MY “INTERN” EXPERIENCE

     I’ve had the opportunity to work with a Boomer who re-entered the work-force after retiring from a career as a social worker.  We collaborated in the context of a chaplaincy-run suicide-prevention program in the Canadian military.  As a fresh, new chaplain, I had been tasked with directing this long-standing program of which my “senior” colleague had long been a part and in which he believed passionately.  Even though there had been a fair amount of friction between my colleague and the previous director of the program, him and I got along well.  I adopted a “learning approach” to the task, gained my colleague’s trust, and together, we were able to set new records for participation in the program over an 18-month period.

     Josh Nadeau describes how older Christians generously served as wise friends and mentors to him and his wife as they struggled to find a way forward for their life of faith.[3]  These friendships were spontaneous, informal and part of the warp and woof of their routines at different points along their journey.  Josh and his wife had the privilege of meeting and sharing life with older couples who were simply following Jesus to the best of their ability in the midst of their particular circumstances.  That’s all it takes and it takes all that!  May we seek to create spaces where both boomers and millennials can gather, connect and engage in that time-honored craft of spiritual friendship.  Amen.

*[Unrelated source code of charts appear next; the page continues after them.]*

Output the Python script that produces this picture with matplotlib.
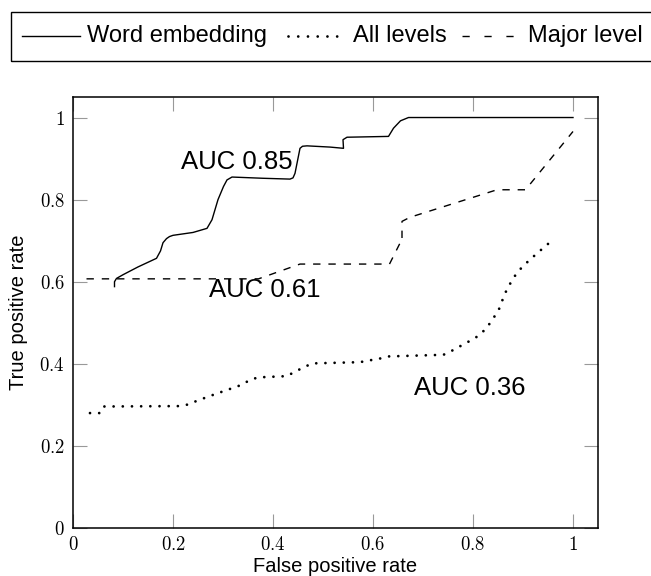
import matplotlib
matplotlib.use("Agg")
import matplotlib.pyplot as plt
from matplotlib.lines import Line2D
from matplotlib.patches import Rectangle
from matplotlib.ticker import FuncFormatter, MultipleLocator

plt.rcParams["font.family"] = ["Liberation Sans", "DejaVu Sans"]
plt.rcParams["mathtext.fontset"] = "cm"
plt.rcParams["lines.scale_dashes"] = False

W, H = 651, 576

# ROC curves (false positive rate, true positive rate)
fpr_word = [0.083, 0.083, 0.087, 0.10, 0.13, 0.167, 0.175, 0.180, 0.187, 0.193, 0.20,
            0.24, 0.268, 0.278, 0.29, 0.301, 0.308, 0.318, 0.38, 0.434, 0.440,
            0.444, 0.454, 0.459, 0.468, 0.514, 0.541, 0.540, 0.548, 0.631, 0.641,
            0.655, 0.671, 1.0]
tpr_word = [0.588, 0.600, 0.608, 0.617, 0.636, 0.657, 0.675, 0.695, 0.705, 0.710, 0.713,
            0.720, 0.730, 0.751, 0.800, 0.832, 0.848, 0.855, 0.852, 0.850, 0.853,
            0.864, 0.925, 0.930, 0.931, 0.928, 0.925, 0.946, 0.952, 0.954, 0.974,
            0.992, 1.0, 1.0]

fpr_all = [0.034, 0.054, 0.061, 0.211, 0.231, 0.248, 0.284, 0.338, 0.354, 0.371,
           0.428, 0.444, 0.461, 0.478, 0.574, 0.591, 0.611, 0.631, 0.741, 0.758,
           0.791, 0.808, 0.824, 0.834, 0.851, 0.861, 0.868, 0.878, 0.888, 0.901,
           0.915, 0.929, 0.945, 0.958]
tpr_all = [0.280, 0.280, 0.296, 0.297, 0.301, 0.310, 0.326, 0.349, 0.361, 0.367,
           0.370, 0.381, 0.391, 0.401, 0.404, 0.408, 0.412, 0.418, 0.422, 0.432,
           0.454, 0.466, 0.483, 0.499, 0.530, 0.562, 0.582, 0.603, 0.622, 0.639,
           0.655, 0.670, 0.687, 0.700]

fpr_major = [0.027, 0.371, 0.454, 0.633, 0.654, 0.658, 0.658, 0.674, 0.848, 0.905, 1.0]
tpr_major = [0.607, 0.607, 0.643, 0.643, 0.694, 0.694, 0.747, 0.757, 0.824, 0.824, 0.966]

series_names = ["Word embedding", "All levels", "Major level"]
auc_labels = ["AUC 0.85", "AUC 0.61", "AUC 0.36"]
auc_pos = [(0.328, 0.892), (0.384, 0.580), (0.794, 0.341)]

solid = dict(color="black", lw=1.0)
dotted = dict(color="black", lw=2.0, dashes=(0.01, 6.6), dash_capstyle="round")
dashed = dict(color="black", lw=1.0, dashes=(5.3, 5.7))

fig = plt.figure(figsize=(W / 100, H / 100), dpi=100)
ax = fig.add_axes([73 / W, 1 - 528 / H, 525 / W, 431 / H])

ax.plot(fpr_word, tpr_word, solid_joinstyle="round", **solid)
ax.plot(fpr_all, tpr_all, **dotted)
ax.plot(fpr_major, tpr_major, **dashed)

for txt, (x, y) in zip(auc_labels, auc_pos):
    ax.text(x, y, txt, fontsize=18.5, ha="center", va="center")

ax.set_xlim(0, 1.05)
ax.set_ylim(0, 1.05)
ax.xaxis.set_major_locator(MultipleLocator(0.2))
ax.yaxis.set_major_locator(MultipleLocator(0.2))
fmt = FuncFormatter(lambda v, p: "$%g$" % round(v, 2))
ax.xaxis.set_major_formatter(fmt)
ax.yaxis.set_major_formatter(fmt)
ax.tick_params(direction="in", length=10, width=0.8, color="#999999",
               top=True, right=True, labelsize=13.5, pad=6)
for s in ax.spines.values():
    s.set_linewidth(1.1)

ax.set_xlabel("False positive rate", fontsize=14.5, labelpad=2)
ax.set_ylabel("True positive rate", fontsize=14.5, labelpad=8)


# legend row across the top, laid out in pixels
def px(x, y):
    return x / W, 1 - y / H


fig.add_artist(Rectangle(px(11, 61), 660 / W, 49 / H, transform=fig.transFigure,
                         fill=False, edgecolor="black", lw=1.0, clip_on=False))
legend_y = 36
sample_spans = [(22, 80), (288, 346), (462, 514)]
sample_styles = [
    solid,
    dict(dotted, dashes=(0.01, 7.0)),
    dict(dashed, dashes=(5.2, 10.6)),
]
text_x = [87, 353, 528]
for (x0, x1), style, tx, name in zip(sample_spans, sample_styles, text_x, series_names):
    (fx0, fy), (fx1, _) = px(x0, legend_y), px(x1, legend_y)
    fig.add_artist(Line2D([fx0, fx1], [fy, fy], transform=fig.transFigure, **style))
    fig.text(*px(tx, legend_y), name, fontsize=17, ha="left", va="center")

fig.savefig("out.png", dpi=100)
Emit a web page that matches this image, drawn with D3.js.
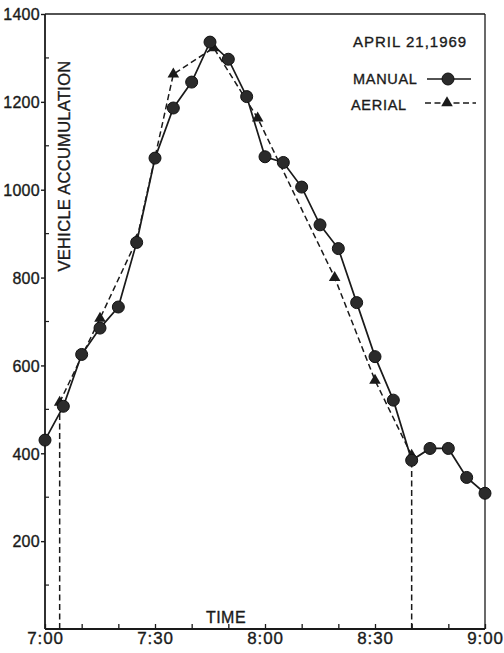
<!DOCTYPE html>
<html>
<head>
<meta charset="utf-8">
<script src="https://cdn.jsdelivr.net/npm/d3@7"></script>
<style>
  html, body { margin: 0; padding: 0; background: #fff; }
  svg { display: block; }
  text { font-family: "Liberation Sans", Arial, sans-serif; fill: #1a1a1a; stroke: #1a1a1a; stroke-width: 0.35px; }
</style>
</head>
<body>
<svg id="chart" width="504" height="653"></svg>
<script>
// Vehicle accumulation, April 21, 1969 — manual counts every 5 minutes
const manualTimes = ["7:00","7:05","7:10","7:15","7:20","7:25","7:30","7:35","7:40","7:45","7:50","7:55",
                     "8:00","8:05","8:10","8:15","8:20","8:25","8:30","8:35","8:40","8:45","8:50","8:55","9:00"];
const manualValues = [430, 507, 625, 685, 733, 880, 1072, 1186, 1245, 1336, 1297, 1212,
                      1075, 1062, 1006, 920, 866, 743, 620, 521, 384, 411, 411, 345, 309];

// Aerial photo counts
const aerialTimes = ["7:04","7:15","7:25","7:35","7:46","7:58","8:19","8:30","8:40"];
const aerialValues = [516, 707, 885, 1263, 1323, 1163, 800, 566, 395];

const yTicks = [200, 400, 600, 800, 1000, 1200, 1400];
const xLabelTimes = ["7:00","7:30","8:00","8:30","9:00"];
const legendTitle = "APRIL 21,1969";
const seriesNames = ["MANUAL", "AERIAL"];

const ink = "#1a1a1a";
const parse = d3.timeParse("%H:%M");
const fmt = d3.timeFormat("%-H:%M");

const svg = d3.select("#chart");
const plotLeft = 45, plotRight = 485, plotTop = 14, plotBottom = 629;

const x = d3.scaleTime().domain([parse("7:00"), parse("9:00")]).range([plotLeft, plotRight]);
const y = d3.scaleLinear().domain([0, 1400]).range([plotBottom, plotTop]);

const manual = manualTimes.map((t, i) => ({ t: parse(t), v: manualValues[i] }));
const aerial = aerialTimes.map((t, i) => ({ t: parse(t), v: aerialValues[i] }));

// Frame: top and right edges
svg.append("line").attr("x1", plotLeft).attr("x2", plotRight).attr("y1", y(1400)).attr("y2", y(1400))
  .attr("stroke", ink).attr("stroke-width", 1.6);
svg.append("line").attr("x1", plotRight).attr("x2", plotRight).attr("y1", y(1400)).attr("y2", plotBottom)
  .attr("stroke", ink).attr("stroke-width", 1.3);

// Y axis: labelled ticks every 200 outward, minor ticks every 100 inward
const yAxis = svg.append("g").attr("transform", `translate(${plotLeft},0)`)
  .call(d3.axisLeft(y).tickValues(yTicks).tickSize(4).tickPadding(1).tickFormat(d3.format("d")));
yAxis.select(".domain").attr("stroke", ink).attr("stroke-width", 1.8).attr("d", `M0,${y(1400)}V${plotBottom}`);
yAxis.selectAll(".tick line").attr("stroke", ink).attr("stroke-width", 1.4);
yAxis.selectAll(".tick text").attr("font-size", 16).attr("fill", ink).attr("dy", "0.36em")
  .attr("letter-spacing", 0.3)
  .style("font-family", "'Liberation Sans', Arial, sans-serif");
svg.append("g").selectAll("line").data(d3.range(100, 1400, 200)).join("line")
  .attr("x1", plotLeft).attr("x2", plotLeft + 4).attr("y1", d => y(d)).attr("y2", d => y(d))
  .attr("stroke", ink).attr("stroke-width", 1.2);

// X axis: ticks every 10 minutes pointing inward, labels on the half hour
const xTickVals = d3.timeMinute.every(10).range(parse("7:00"), d3.timeMinute.offset(parse("9:00"), 1));
const labelSet = new Set(xLabelTimes);
const xAxis = svg.append("g").attr("transform", `translate(0,${plotBottom})`)
  .call(d3.axisBottom(x).tickValues(xTickVals).tickSize(-5).tickPadding(5)
    .tickFormat(d => labelSet.has(fmt(d)) ? fmt(d) : ""));
xAxis.select(".domain").attr("stroke", ink).attr("stroke-width", 1.8).attr("d", `M${plotLeft},0H${plotRight}`);
xAxis.selectAll(".tick line").attr("stroke", ink).attr("stroke-width", 1.3);
xAxis.selectAll(".tick text").attr("font-size", 17).attr("fill", ink).attr("y", 3)
  .attr("letter-spacing", 0.8)
  .style("font-family", "'Liberation Sans', Arial, sans-serif");

// Axis titles
svg.append("text").attr("x", 226).attr("y", 623).attr("text-anchor", "middle")
  .attr("font-size", 16).attr("letter-spacing", 0.5).text("TIME");
svg.append("text").attr("transform", "translate(70,166) rotate(-90)").attr("text-anchor", "middle")
  .attr("font-size", 16.5).attr("letter-spacing", 0.3).text("VEHICLE ACCUMULATION");

// Vertical dashed markers at the start and end of the aerial survey
const bounds = [aerial[0], aerial[aerial.length - 1]];
svg.append("g").selectAll("line").data(bounds).join("line")
  .attr("x1", d => x(d.t)).attr("x2", d => x(d.t))
  .attr("y1", plotBottom).attr("y2", d => y(d.v))
  .attr("stroke", ink).attr("stroke-width", 1.5).attr("stroke-dasharray", "6,3.5");

const line = d3.line().x(d => x(d.t)).y(d => y(d.v));

// Aerial series: dashed line with triangles
svg.append("path").datum(aerial).attr("d", line).attr("fill", "none")
  .attr("stroke", ink).attr("stroke-width", 1.5).attr("stroke-dasharray", "6,3.5");
const tri = d3.symbol().type(d3.symbolTriangle).size(58);
svg.append("g").selectAll("path").data(aerial).join("path")
  .attr("d", tri).attr("transform", d => `translate(${x(d.t)},${y(d.v)})`)
  .attr("fill", ink);

// Manual series: solid line with filled circles
svg.append("path").datum(manual).attr("d", line).attr("fill", "none")
  .attr("stroke", ink).attr("stroke-width", 1.7);
svg.append("g").selectAll("circle").data(manual).join("circle")
  .attr("cx", d => x(d.t)).attr("cy", d => y(d.v)).attr("r", 6)
  .attr("fill", "#2b2b2b").attr("stroke", "#111").attr("stroke-width", 1);

// Legend
svg.append("text").attr("x", 353).attr("y", 47).attr("font-size", 15).attr("letter-spacing", 1)
  .text(legendTitle);
svg.append("text").attr("x", 353).attr("y", 84).attr("font-size", 14.5).attr("letter-spacing", 0.7)
  .text(seriesNames[0]);
svg.append("line").attr("x1", 427).attr("x2", 471).attr("y1", 79).attr("y2", 79)
  .attr("stroke", ink).attr("stroke-width", 1.7);
svg.append("circle").attr("cx", 448).attr("cy", 79).attr("r", 6).attr("fill", "#2b2b2b")
  .attr("stroke", "#111").attr("stroke-width", 1);
svg.append("text").attr("x", 351).attr("y", 110).attr("font-size", 14.5).attr("letter-spacing", 0.7)
  .text(seriesNames[1]);
svg.append("line").attr("x1", 425).attr("x2", 476).attr("y1", 103).attr("y2", 103)
  .attr("stroke", ink).attr("stroke-width", 1.5).attr("stroke-dasharray", "6,3.5");
svg.append("path").attr("d", tri).attr("transform", "translate(447,103)").attr("fill", ink);
</script>
</body>
</html>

[1] Cf. DeVries, Mark and Scott Pontier, Sustainable Young Adult Ministry: making it work, making it last, Downers Grove: IVP, 2019, p. 121; Sellner, Edward C. Mentoring: The Ministry of Spiritual Kinship, Cambridge: Cowley Publications, 2002, pp. 162-66.

[2] Or did he?  We actually don’t know if Paul ever made it to Spain (see below)… in any case, his prayers (Rom. 15.30-32) weren’t answered in the way he would have wished (cf. Acts chapters 21-28).  Paul did indeed get to Rome, but his journey was anything but “restful” (cf. Rom. 15.32).

[3] Cf. Nadeau, Josh, Room for Good Things to Run Wild, Nashville: W Publishing, 2024, pp. 125-44, 190-92.